The acknowledgement to country has been around for a decade.
Well I am well and truly sick of hearing it multiple times per day for the last decade
Sorry MT, but I’m with Chuck here.
It’s not how long it’s been around, it’s how often it’s said these days. You can’t compare 10 years ago with what’s happening today … today it’s constant
Gotta laugh in a room of six businessmen and the acknowledgment takes place .. not a single percent of aboriginal blood amongst them .. therefore the relevance is zero
I understand showing respect , but I think it’s gone over the top
It could be argued that that kind of attitude in bold is the reason why we have it and still need it reinforced. If you are an Australian then the complete history of this land is relevant to you regardless of your ethnicity.

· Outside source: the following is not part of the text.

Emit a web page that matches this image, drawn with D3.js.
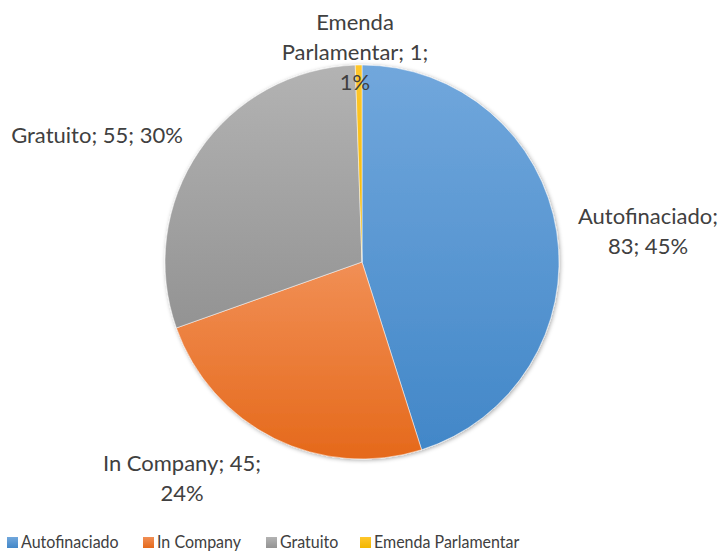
<!DOCTYPE html>
<html>
<head>
<meta charset="utf-8">
<script src="https://cdn.jsdelivr.net/npm/d3@7"></script>
<style>
  body { margin: 0; background: #fff; }
  text { font-family: Lato, "Open Sans", sans-serif; fill: #404040; }
</style>
</head>
<body>
<svg id="chart" width="727" height="551"></svg>
<script>
const categories = ["Autofinaciado", "In Company", "Gratuito", "Emenda Parlamentar"]
const values = [83, 45, 55, 1]
const percents = ["45%", "24%", "30%", "1%"]
const labelLines = [
    ["Autofinaciado;", "83; 45%"],
    ["In Company; 45;", "24%"],
    ["Gratuito; 55; 30%"],
    ["Emenda", "Parlamentar; 1;", "1%"]
]

const colors = [
    { top: "#71A7DC", bottom: "#4287C8" },
    { top: "#F18F55", bottom: "#E5691B" },
    { top: "#B3B3B3", bottom: "#939393" },
    { top: "#FFC72C", bottom: "#F2B600" }
]

// label centre x and first baseline y
const labelPos = [[648, 224], [182, 471], [97, 143], [355, 30]]

const svg = d3.select("#chart")
const cx = 362, cy = 262, radius = 197

const defs = svg.append("defs")
colors.forEach((c, i) => {
    let g = defs.append("linearGradient").attr("id", "grad" + i)
        .attr("x1", 0).attr("y1", 0).attr("x2", 0).attr("y2", 1)
    g.append("stop").attr("offset", "0%").attr("stop-color", c.top)
    g.append("stop").attr("offset", "100%").attr("stop-color", c.bottom)
})
let shadow = defs.append("filter").attr("id", "shadow")
    .attr("x", "-10%").attr("y", "-10%").attr("width", "120%").attr("height", "120%")
shadow.append("feDropShadow").attr("dx", 1).attr("dy", 1).attr("stdDeviation", 2)
    .attr("flood-color", "#000").attr("flood-opacity", 0.35)

const pie = d3.pie().sort(null).value(d => d)
const arc = d3.arc().innerRadius(0).outerRadius(radius)
const arcs = pie(values)

const g = svg.append("g").attr("transform", `translate(${cx},${cy})`)
    .attr("filter", "url(#shadow)")
g.selectAll("path").data(arcs).enter().append("path")
    .attr("d", arc)
    .attr("fill", (d, i) => `url(#grad${i})`)
    .attr("stroke", "#fff")
    .attr("stroke-width", 0.5)

// data labels
const lineH = 30
labelLines.forEach((lines, i) => {
    let [x, y] = labelPos[i]
    let t = svg.append("text")
        .attr("text-anchor", "middle")
        .attr("font-size", 22)
    lines.forEach((l, j) => {
        t.append("tspan")
            .attr("x", x)
            .attr("y", y + j * lineH)
            .text(l)
    })
})

// legend (text squeezed a little horizontally, like the narrow original font)
const legendX = [7, 143, 266, 360]
const legend = svg.append("g").attr("class", "legend")
categories.forEach((name, i) => {
    let item = legend.append("g").attr("transform", `translate(${legendX[i]},537)`)
    item.append("rect").attr("width", 11).attr("height", 11)
        .attr("fill", `url(#grad${i})`)
    item.append("text")
        .attr("transform", "translate(14,11) scale(0.89,1)")
        .attr("font-size", 18)
        .text(name)
})
</script>
</body>
</html>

The 'not my ethnicity' excuse doesn't wash either given the majority of Aussies aren't poms yet we still have a pom as our head of state, the pom's flag in the canton of our flag, and we have our national day as the day the poms arrived (Jan 26, 1788) rather than the actual anniversary of the birth of our nation (Jan 1, 1901). Do these businessmen laugh at needing to celebrate Australia Day on the wrong historical date? Something tells me they don't. However, see the howls of outrage from the same types who mock Indigenous acknowledgment if anyone dares say we should replace any of these now irrelevant foreign things
with actual relevant Aussie ones
.
I'm not ethnically Indigenous nor Anglo. This is about acknowledging the full and correct history of this land which didn't begin in 1788 as some still falsely want to (make) believe. British colonialism is just one part of this land's history. While it has some significance, it is neither the beginning, the present, nor the main part to who and what Australia is now. It's just one part in the long history of this land and its people. We should strongly acknowledge all parts of our history from indigenous history all the way through to becoming and being proudly and fully independently Australian as a modern nation. Problem is we either still don't in terms of the latter or if we try to regarding the former there's always the usual cultural cringers opposing or sooking about it
.
A lot of the basic Australian "history" we were taught as kids was BS and I'm not just talking about the nonsense that Cook "discovered" Australia or "our nation began in 1788". We have been fed crap as so-called "history" to diminish anything that were uniquely Australian achievements that had nothing to do with Britain. Nah, let's not be proud that beginning with the fallout that followed the Eureka stockade, everyday Australians ("white" at least) were one of the first on Earth to have actual democracy: full adult male suffrage, full adult female suffrage (after NZ), the secret ballot, the 8-hour working day, plus a democratic bicameral parliament. None of these were inherited from the UK. We took the plutocratic Westminster system at the time from Britain and made it democratic here. Then most of these Aussie democratic innovations were exported/adopted by other nations around the world including the UK. That's something as Australians to be proud of. The days of being told "you little Aussies have no history and no culture and are insignificant to world history" be it indigenous or non-indigenous are gone! We desperately need more real actual Australian history promoted and taught to overcome the rubbish that lazily still gets sprouted [hello ignorant morons like Pauline Hanson
]. If that annoys certain folk then so be it!